A structured interview poses the same set of questions to each child in the same way. On one hand, structured interviews are less flexible than open-ended interviews. On the other hand, because all children receive the same set of questions, differences in responses are more likely to reflect true differences among children and not merely differences in the manner of interviewing. For example, Evans, Milanak, Medeiros, and Ross (2002) used a structured interview to examine American children’s beliefs about magic. Children between the ages of 3 and 8 were asked the following set of questions:
What is magic? Who can do magic?
Is it possible to have special powers? Who has special powers?
Does someone have to learn to do magic? Where have you seen magic? (p. 49)
After compiling and analyzing the children’s responses as well as administering several cognitive tasks, the researchers concluded that even older children, who have the ability to think logically and perform concrete operations, may display magical beliefs.
To collect data from large samples of people, scientists may compile and use questionnaires, also called surveys, made up of sets of questions, typically multiple choice. Questionnaires can be administered in person, online, or by telephone, email, or postal mail. Questionnaires are popular data collection methods with adolescents because they are easy to use and enable scientists to collect information from many people quickly and inexpensively.

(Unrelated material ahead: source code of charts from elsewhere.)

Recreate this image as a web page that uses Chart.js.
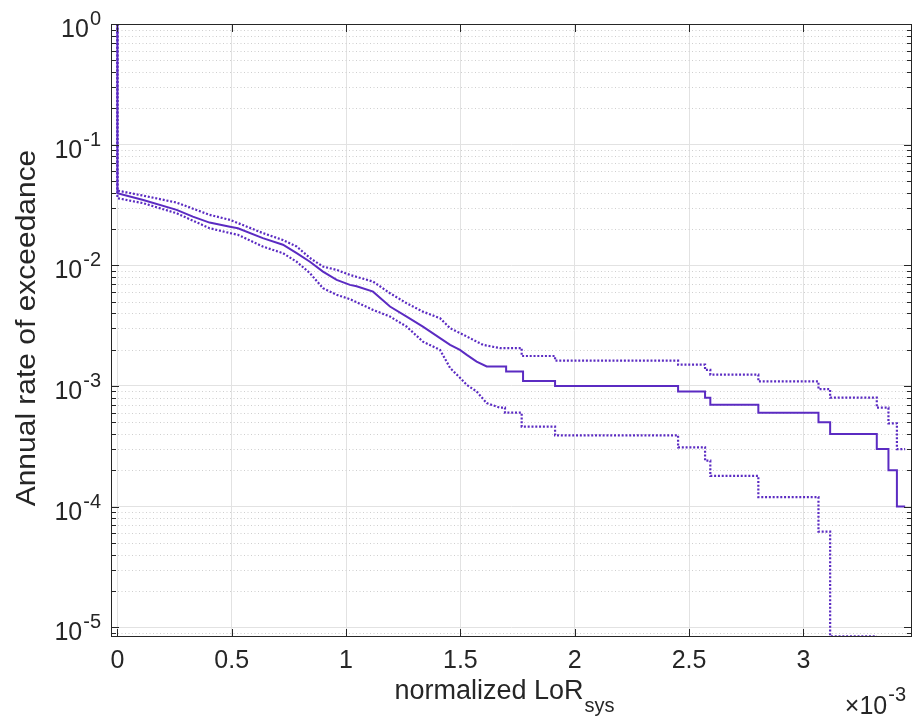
<!DOCTYPE html>
<html>
<head>
<meta charset="utf-8">
<script src="https://cdn.jsdelivr.net/npm/chart.js@4"></script>
<style>
  html, body { margin: 0; padding: 0; background: #fff; }
  canvas { display: block; }
</style>
</head>
<body>
<canvas id="lorChart" width="913" height="717"></canvas>
<script>
// x values are in units of 1e-3 (the axis carries the x10^-3 multiplier).
// Step corners are listed twice (same x, value before and after the drop).
const medianX = [0, 0, 0.113, 0.259, 0.330, 0.403, 0.492, 0.527, 0.636, 0.724, 0.784, 0.842, 0.899, 0.959, 1.017, 1.046, 1.118, 1.192, 1.265, 1.336, 1.411, 1.455, 1.498, 1.528, 1.571, 1.615, 1.700, 1.700, 1.774, 1.774, 1.914, 1.914, 2.452, 2.452, 2.570, 2.570, 2.593, 2.593, 2.803, 2.803, 3.066, 3.066, 3.117, 3.117, 3.321, 3.321, 3.372, 3.372, 3.409, 3.409, 3.445];
const medianRate = [1, 0.0396, 0.0348, 0.0288, 0.0253, 0.0226, 0.0209, 0.0203, 0.0168, 0.0148, 0.0126, 0.0107, 0.00887, 0.00757, 0.00688, 0.0067, 0.00605, 0.00455, 0.00376, 0.00310, 0.00249, 0.00219, 0.00199, 0.00181, 0.00159, 0.00145, 0.00145, 0.00132, 0.00132, 0.0011, 0.0011, 0.0010, 0.0010, 0.0009, 0.0009, 0.0008, 0.0008, 0.0007, 0.0007, 0.0006, 0.0006, 0.0005, 0.0005, 0.0004, 0.0004, 0.0003, 0.0003, 0.0002, 0.0002, 0.0001, 0.0001];

const upperX = [0, 0, 0.113, 0.259, 0.403, 0.492, 0.636, 0.724, 0.784, 0.842, 0.899, 0.959, 1.017, 1.118, 1.192, 1.265, 1.336, 1.411, 1.455, 1.528, 1.599, 1.673, 1.768, 1.768, 1.914, 1.914, 2.452, 2.452, 2.570, 2.570, 2.593, 2.593, 2.803, 2.803, 3.066, 3.066, 3.117, 3.117, 3.321, 3.321, 3.372, 3.372, 3.409, 3.409, 3.445];
const upperRate = [1, 0.0416, 0.0378, 0.0331, 0.0262, 0.0238, 0.0185, 0.0162, 0.0143, 0.0115, 0.00976, 0.00916, 0.00832, 0.00733, 0.00587, 0.00485, 0.00413, 0.00364, 0.00301, 0.00257, 0.00219, 0.00206, 0.00206, 0.00177, 0.00177, 0.00162, 0.00162, 0.00150, 0.00150, 0.00136, 0.00136, 0.00124, 0.00124, 0.00109, 0.00109, 0.00094, 0.00094, 0.00080, 0.00080, 0.00066, 0.00066, 0.00049, 0.00049, 0.00030, 0.00030];

const lowerX = [0, 0, 0.113, 0.259, 0.403, 0.492, 0.527, 0.636, 0.724, 0.784, 0.842, 0.899, 0.959, 1.017, 1.118, 1.192, 1.265, 1.336, 1.411, 1.455, 1.498, 1.528, 1.571, 1.615, 1.673, 1.695, 1.695, 1.768, 1.768, 1.914, 1.914, 2.452, 2.452, 2.570, 2.570, 2.593, 2.593, 2.803, 2.803, 3.066, 3.066, 3.117, 3.117, 3.321];
const lowerRate = [1, 0.0360, 0.0327, 0.0270, 0.0203, 0.0185, 0.0179, 0.0143, 0.0126, 0.0107, 0.00860, 0.00646, 0.00569, 0.00524, 0.00427, 0.00376, 0.00310, 0.00233, 0.00199, 0.00141, 0.00117, 0.00102, 0.00090, 0.00072, 0.00066, 0.00066, 0.00060, 0.00060, 0.00046, 0.00046, 0.00039, 0.00039, 0.00031, 0.00031, 0.00024, 0.00024, 0.00018, 0.00018, 0.00012, 0.00012, 0.000062, 0.000062, 0.0000084, 0.0000084];

const xTicks = [0, 0.5, 1, 1.5, 2, 2.5, 3];
const yDecades = [0, -1, -2, -3, -4, -5];

const X_MIN = -0.028, X_MAX = 3.475;
const Y_MIN = 8.3e-6, Y_MAX = 1;

const LINE_COLOR = '#5b2bc2';
const AXIS_COLOR = '#262626';
const FONT = "'Liberation Sans', Arial, sans-serif";

function toPoints(xs, ys) {
    return xs.map((x, i) => ({ x, y: ys[i] }));
}

function minorValues() {
    const vals = [];
    for (let d = -6; d < 0; d++) {
        for (let m = 2; m <= 9; m++) {
            const v = m * Math.pow(10, d);
            if (v > Y_MIN && v < Y_MAX) vals.push(v);
        }
    }
    return vals;
}

// MATLAB-like box, inner ticks, dotted minor grid and TeX-style labels
const matlabAxes = {
    id: 'matlabAxes',
    beforeDatasetsDraw(chart) {
        const { ctx, chartArea: a, scales: { y } } = chart;
        ctx.save();
        ctx.strokeStyle = '#cfcfcf';
        ctx.lineWidth = 1;
        ctx.setLineDash([1, 2.5]);
        minorValues().forEach(v => {
            const py = Math.round(y.getPixelForValue(v)) + 0.5;
            ctx.beginPath();
            ctx.moveTo(a.left, py);
            ctx.lineTo(a.right, py);
            ctx.stroke();
        });
        ctx.restore();
    },
    afterDraw(chart) {
        const { ctx, chartArea: a, scales: { x, y } } = chart;
        ctx.save();
        ctx.strokeStyle = AXIS_COLOR;
        ctx.lineWidth = 1;
        ctx.strokeRect(a.left + 0.5, a.top + 0.5, a.right - a.left - 1, a.bottom - a.top - 1);

        const hline = (x0, x1, py) => { ctx.beginPath(); ctx.moveTo(x0, py); ctx.lineTo(x1, py); ctx.stroke(); };
        const vline = (px, y0, y1) => { ctx.beginPath(); ctx.moveTo(px, y0); ctx.lineTo(px, y1); ctx.stroke(); };

        yDecades.forEach(e => {
            const py = Math.round(y.getPixelForValue(Math.pow(10, e))) + 0.5;
            hline(a.left, a.left + 8, py);
            hline(a.right - 8, a.right, py);
        });
        minorValues().forEach(v => {
            const py = Math.round(y.getPixelForValue(v)) + 0.5;
            hline(a.left, a.left + 5, py);
            hline(a.right - 5, a.right, py);
        });
        xTicks.forEach(v => {
            const px = Math.round(x.getPixelForValue(v)) + 0.5;
            vline(px, a.bottom, a.bottom - 8);
            vline(px, a.top, a.top + 8);
        });

        ctx.fillStyle = AXIS_COLOR;
        ctx.textBaseline = 'alphabetic';
        ctx.textAlign = 'left';

        // y tick labels 10^n
        yDecades.forEach(e => {
            const py = y.getPixelForValue(Math.pow(10, e));
            const exp = String(e);
            ctx.font = `20px ${FONT}`;
            const ew = ctx.measureText(exp).width;
            ctx.font = `25px ${FONT}`;
            const bw = ctx.measureText('10').width;
            const right = 101;
            ctx.fillText('10', right - ew - bw - 1, py + 13);
            ctx.font = `20px ${FONT}`;
            ctx.fillText(exp, right - ew, py + 1);
        });

        // x axis title with subscript
        ctx.font = `27px ${FONT}`;
        const main = 'normalized LoR';
        const mw = ctx.measureText(main).width;
        ctx.font = `20px ${FONT}`;
        const sw = ctx.measureText('sys').width;
        const start = 504 - (mw + sw) / 2;
        ctx.font = `27px ${FONT}`;
        ctx.fillText(main, start, 699);
        ctx.font = `20px ${FONT}`;
        ctx.fillText('sys', start + mw + 1, 712);

        // x10^-3 multiplier
        ctx.font = `20px ${FONT}`;
        const mew = ctx.measureText('-3').width;
        ctx.font = `25px ${FONT}`;
        const mbw = ctx.measureText('\u00d710').width;
        const mRight = 906;
        ctx.fillText('\u00d710', mRight - mew - mbw - 1, 714);
        ctx.font = `20px ${FONT}`;
        ctx.fillText('-3', mRight - mew, 701);

        // y axis title (stretched along its length like the reference)
        ctx.translate(28, 328);
        ctx.rotate(-Math.PI / 2);
        ctx.scale(1.11, 1);
        ctx.textAlign = 'center';
        ctx.textBaseline = 'middle';
        ctx.font = `27px ${FONT}`;
        ctx.fillText('Annual rate of exceedance', 0, 0);
        ctx.restore();
    }
};

const lineBase = {
    borderColor: LINE_COLOR,
    backgroundColor: LINE_COLOR,
    borderWidth: 2,
    pointRadius: 0,
    fill: false,
    tension: 0
};

const dotted = { borderWidth: 2.2, borderDash: [2, 1.8] };

new Chart(document.getElementById('lorChart').getContext('2d'), {
    type: 'line',
    data: {
        datasets: [
            { ...lineBase, ...dotted, label: 'upper', data: toPoints(upperX, upperRate) },
            { ...lineBase, ...dotted, label: 'lower', data: toPoints(lowerX, lowerRate) },
            { ...lineBase, label: 'median', data: toPoints(medianX, medianRate) }
        ]
    },
    options: {
        responsive: false,
        animation: false,
        devicePixelRatio: 1,
        layout: { padding: { top: 24, right: 1, left: 0, bottom: 0 } },
        plugins: { legend: { display: false }, tooltip: { enabled: false } },
        scales: {
            x: {
                type: 'linear',
                min: X_MIN,
                max: X_MAX,
                afterBuildTicks: s => { s.ticks = xTicks.map(v => ({ value: v })); },
                afterFit: s => { s.height = 80; },
                grid: { color: '#e2e2e2', lineWidth: 1, drawTicks: false },
                border: { display: false },
                ticks: { font: { family: FONT, size: 25 }, color: AXIS_COLOR, padding: 9, maxRotation: 0, autoSkip: false, callback: v => String(v) }
            },
            y: {
                type: 'logarithmic',
                min: Y_MIN,
                max: Y_MAX,
                afterBuildTicks: s => { s.ticks = yDecades.map(e => ({ value: Math.pow(10, e) })); },
                afterFit: s => { s.width = 111; },
                grid: { color: '#e2e2e2', lineWidth: 1, drawTicks: false },
                border: { display: false },
                ticks: { display: false }
            }
        }
    },
    plugins: [matlabAxes]
});
</script>
</body>
</html>
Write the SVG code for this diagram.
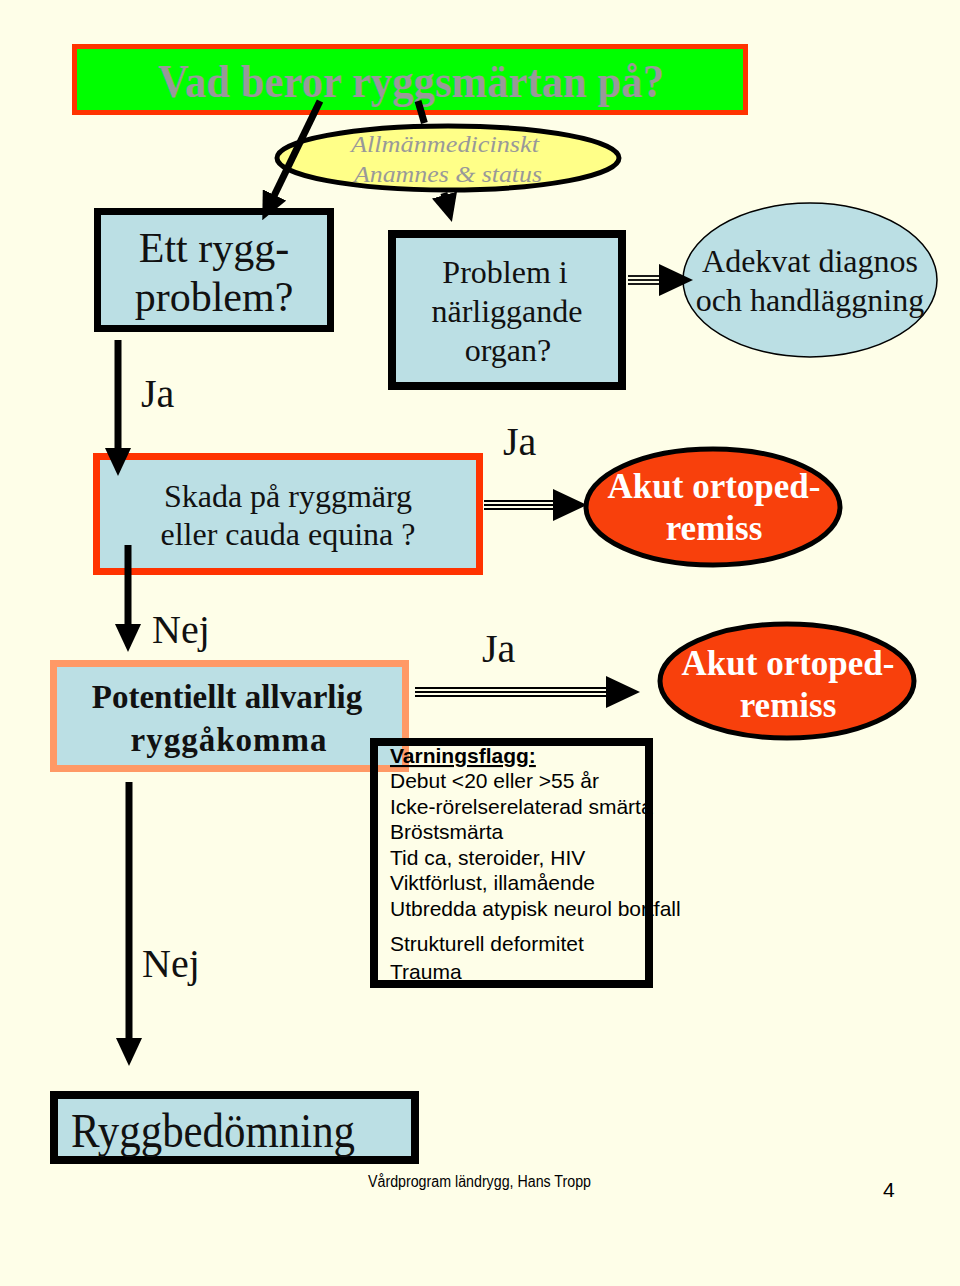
<svg xmlns="http://www.w3.org/2000/svg" width="960" height="1286" viewBox="0 0 960 1286">
<style>
.bg{fill:#FEFEE8}
.serif{font-family:"Liberation Serif","Times New Roman",serif}
.sans{font-family:"Liberation Sans",Arial,sans-serif}
.blue{fill:#BBDFE4}
.lbl{font-family:"Liberation Serif","Times New Roman",serif;fill:#111}
.akut{fill:#F8400C;stroke:#000;stroke-width:5}
.akuttxt{font-family:"Liberation Serif","Times New Roman",serif;font-weight:bold;fill:#fff;font-size:35px;text-anchor:middle}
.shaft{stroke:#000;stroke-width:7;fill:none}
.trip{stroke:#000;stroke-width:1.8;fill:none}
.vf{font-family:"Liberation Sans",Arial,sans-serif;font-size:21px;fill:#000}
</style>
<defs>
<marker id="ah" markerUnits="userSpaceOnUse" viewBox="0 0 28 26" markerWidth="28" markerHeight="26" refX="2" refY="13" orient="auto">
<path d="M0,0 L28,13 L0,26 z" fill="#000"/>
</marker>
<marker id="ah2" markerUnits="userSpaceOnUse" viewBox="0 0 34 32" markerWidth="34" markerHeight="32" refX="1" refY="16" orient="auto">
<path d="M0,0 L34,16 L0,32 z" fill="#000"/>
</marker>
</defs>
<rect class="bg" x="0" y="0" width="960" height="1286"/>

<g id="title">
<rect x="74.5" y="46.5" width="671" height="66" fill="#00FF00" stroke="#FF3300" stroke-width="5"/>
<text class="serif" x="411" y="97" font-size="46" font-weight="bold" fill="#999999" text-anchor="middle" textLength="506" lengthAdjust="spacingAndGlyphs">Vad beror ryggsmärtan på?</text>
</g>

<g id="allman">
<ellipse cx="448" cy="158" rx="171" ry="32" fill="#FFFF88" stroke="#000" stroke-width="5"/>
<text class="serif" x="445" y="152" font-size="23" font-style="italic" fill="#999999" text-anchor="middle" textLength="188" lengthAdjust="spacingAndGlyphs">Allmänmedicinskt</text>
<text class="serif" x="448" y="182" font-size="23" font-style="italic" fill="#999999" text-anchor="middle" textLength="188" lengthAdjust="spacingAndGlyphs">Anamnes &amp; status</text>
</g>

<g id="ettrygg">
<rect class="blue" x="97.5" y="211.5" width="233" height="117" stroke="#000" stroke-width="7"/>
<text class="lbl" x="214" y="262" font-size="42" text-anchor="middle">Ett rygg-</text>
<text class="lbl" x="214" y="311" font-size="42" text-anchor="middle">problem?</text>
</g>

<g id="problem">
<rect class="blue" x="392" y="234" width="230" height="152" stroke="#000" stroke-width="8"/>
<text class="lbl" x="505" y="283" font-size="32" text-anchor="middle">Problem i</text>
<text class="lbl" x="507" y="322" font-size="32" text-anchor="middle">närliggande</text>
<text class="lbl" x="508" y="361" font-size="32" text-anchor="middle">organ?</text>
</g>

<g id="adekvat">
<ellipse class="blue" cx="810" cy="280" rx="127" ry="77" stroke="#000" stroke-width="1.5"/>
<text class="lbl" x="810" y="272" font-size="32" text-anchor="middle">Adekvat diagnos</text>
<text class="lbl" x="810" y="311" font-size="32" text-anchor="middle">och handläggning</text>
</g>

<g id="skada">
<rect class="blue" x="96.5" y="456.5" width="383" height="115" stroke="#FF3300" stroke-width="7"/>
<text class="lbl" x="288" y="507" font-size="32" text-anchor="middle">Skada på ryggmärg</text>
<text class="lbl" x="288" y="545" font-size="32" text-anchor="middle">eller cauda equina ?</text>
</g>

<g id="akut1">
<ellipse class="akut" cx="713" cy="507" rx="127" ry="58"/>
<text class="akuttxt" x="714" y="498">Akut ortoped-</text>
<text class="akuttxt" x="714" y="540">remiss</text>
</g>

<g id="potentiellt">
<rect class="blue" x="53.5" y="663.5" width="352" height="105" stroke="#FF9966" stroke-width="7"/>
<text class="lbl" x="227" y="708" font-size="33" font-weight="bold" text-anchor="middle">Potentiellt allvarlig</text>
<text class="lbl" x="229" y="751" font-size="33" font-weight="bold" text-anchor="middle" letter-spacing="1">ryggåkomma</text>
</g>

<g id="akut2">
<ellipse class="akut" cx="787" cy="681" rx="127" ry="57"/>
<text class="akuttxt" x="788" y="675">Akut ortoped-</text>
<text class="akuttxt" x="788" y="717">remiss</text>
</g>

<g id="varning">
<text class="vf" x="390" y="763" font-weight="bold" text-decoration="underline">Varningsflagg:</text>
<text class="vf" x="390" y="788">Debut &lt;20 eller &gt;55 år</text>
<text class="vf" x="390" y="814">Icke-rörelserelaterad smärta</text>
<text class="vf" x="390" y="839">Bröstsmärta</text>
<text class="vf" x="390" y="865">Tid ca, steroider, HIV</text>
<text class="vf" x="390" y="890">Viktförlust, illamående</text>
<text class="vf" x="390" y="916">Utbredda atypisk neurol bortfall</text>
<text class="vf" x="390" y="951">Strukturell deformitet</text>
<text class="vf" x="390" y="979">Trauma</text>
<rect x="374" y="742" width="275" height="242" fill="none" stroke="#000" stroke-width="8"/>
</g>

<g id="ryggbedomning">
<rect class="blue" x="54" y="1095" width="361" height="65" stroke="#000" stroke-width="8"/>
<text class="lbl" x="71" y="1147" font-size="49" textLength="284" lengthAdjust="spacingAndGlyphs">Ryggbedömning</text>
</g>

<g id="connectors">
<line class="shaft" x1="320" y1="101" x2="273.6" y2="196.8" marker-end="url(#ah)"/>
<line class="shaft" x1="418" y1="101" x2="424.4" y2="123"/>
<line class="shaft" x1="443.9" y1="193" x2="445" y2="197" marker-end="url(#ah)"/>
<line class="shaft" x1="118" y1="340" x2="118" y2="450" marker-end="url(#ah)"/>
<line class="shaft" x1="128" y1="545" x2="128" y2="626" marker-end="url(#ah)"/>
<line class="shaft" x1="129" y1="782" x2="129" y2="1040" marker-end="url(#ah)"/>
<g id="arr-problem-adekvat">
<line class="trip" x1="628" y1="276" x2="660" y2="276"/>
<line class="trip" x1="628" y1="280" x2="660" y2="280"/>
<line class="trip" x1="628" y1="284" x2="660" y2="284"/>
<line x1="659" y1="280" x2="660" y2="280" stroke="none" marker-end="url(#ah2)"/>
</g>
<g id="arr-skada-akut">
<line class="trip" x1="484" y1="501" x2="554" y2="501"/>
<line class="trip" x1="484" y1="505" x2="554" y2="505"/>
<line class="trip" x1="484" y1="509" x2="554" y2="509"/>
<line x1="553" y1="505" x2="554" y2="505" stroke="none" marker-end="url(#ah2)"/>
</g>
<g id="arr-pot-akut">
<line class="trip" x1="415" y1="688" x2="607" y2="688"/>
<line class="trip" x1="415" y1="692" x2="607" y2="692"/>
<line class="trip" x1="415" y1="696" x2="607" y2="696"/>
<line x1="606" y1="692" x2="607" y2="692" stroke="none" marker-end="url(#ah2)"/>
</g>
<text class="lbl" x="141" y="407" font-size="40">Ja</text>
<text class="lbl" x="503" y="455" font-size="40">Ja</text>
<text class="lbl" x="152" y="643" font-size="40">Nej</text>
<text class="lbl" x="482" y="662" font-size="40">Ja</text>
<text class="lbl" x="142" y="977" font-size="40">Nej</text>
</g>

<g id="footer">
<text class="sans" x="368" y="1187" font-size="16" fill="#000" textLength="223" lengthAdjust="spacingAndGlyphs">Vårdprogram ländrygg, Hans Tropp</text>
<text class="sans" x="883" y="1197" font-size="21" fill="#000">4</text>
</g>
</svg>
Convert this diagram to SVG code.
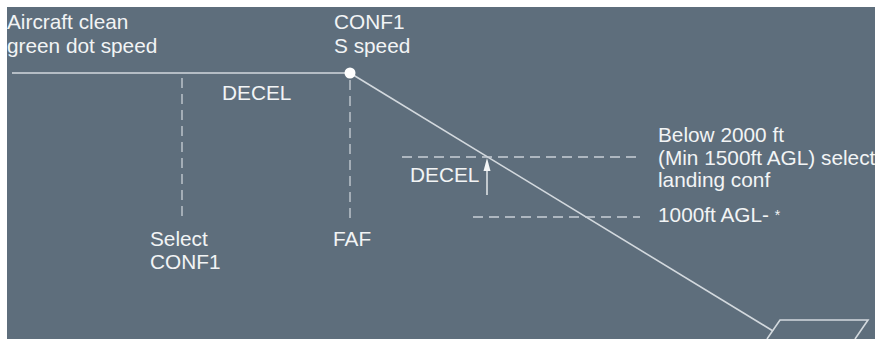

Scientists who conduct research on sensitive topics, such as sexual interest and experience, often use questionnaires because they can easily be administered anonymously, protecting participants’ privacy. For example, the Monitoring the Future Study is an annual survey of 50,000 eighth-, tenth-, and twelfth-grade students that collects information about their behaviors, attitudes, and values concerning drug and alcohol use (Miech et al., 2017). The survey permits scientists to gather an enormous amount of data, yet its anonymity protects the adolescents from the consequences of sharing personal information that they might not otherwise reveal. Questionnaires, however, rely on a child’s ability to read and understand questions and provide responses. It is not until late childhood and, more often, adolescence that questionnaires become feasible sources of data.